I’ve avoided the blog for the last few weeks, pretty much on purpose. The March 7-9 trip to Washington D.C. was one of the most singular and draining experiences of my life. It was terribly stressful and exhilarating, all at the same time. All in all, 29 of us spent two days and met with almost 145 Congressional offices, not including meetings we had with members of the Executive branch and Congressional subcommittee staffers. Pack in the debriefings at the National Science Foundation and the Department of Energy, where we inform members of those agencies about the mood on the Hill, and you’ve got one seriously exhausting trip. By the Friday of that week, I found myself on a MARC train speeding north to BWI rail station, where I planned to make the short trip to my Grandmother’s house for some much needed rest.

Despite my decompression at Nana’s that weekend, I found myself sore and congested with what would be the first of two successive colds. I also found myself desperate to dive back into my research and get serious progress on some of the major projects I hadn’t been able to address, namely the study of b→sγ and B+→τ+ν. My search for invisible decays of bottomonium is also looking pretty good, but Ihave to make progress on these other things or I’ll never forgive myself.

88 days. That’s how much time I have left, along with my excellent colleagues, to get a paper into review by the collaboration on each of the aforementioned physics topics. Any later than that, and the deadlines for the summer conferences close.

What else has been on my mind? Increasingly, I worry about my field. Not that there aren’t fantastic questions of structure and origin that abound in particle physics, begging to be addressed. No, I worry that we have this year a huge opportunity to sustain the current program of flavor physics and neutrino physics (one ramping down in 3-4 years, the other ramping up on the same timescale) while making serious inroads to the International Linear Collider (“http://www.linearcollider.org”:http://www.linearcollider.org). If the LHC is the dynamite that will smash open the vast but hidden vein of rich physics ore, it is the ILC that will make sense of it all. The LHC is what is called a “discovery machine” – a machine designed not to make precision measurements of rare phenomena, but rather a machine to lay waste to the energy barrier that has long plagued my field, a barrier that left uncrossed will prevent particle physics from making serious progress. It’s a machine that turns on in just over one year, a fact that makes every nerve in the body of every particle physicist tingle with anticipation.
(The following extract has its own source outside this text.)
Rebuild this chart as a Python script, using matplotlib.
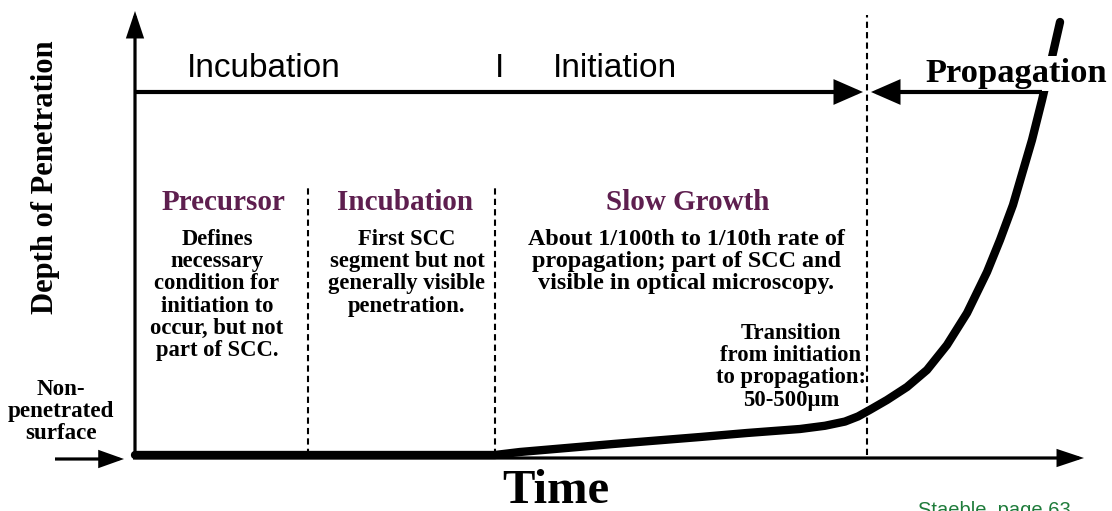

But it’s also a machine whose waking will sound the call to start work on the ILC; whatever we find at the LHC in the next 20 years, we will only really make sense of it with a machine like the ILC.

So I am worried. For years, my field was told the ILC was a distant dream, that we should focus on other priorities. Now, with the President’s commitment to the physical sciences, the R&D budget for the ILC is expected to double. This gives my community, largely unprepared for action, an opportunity that if squandered may never come again.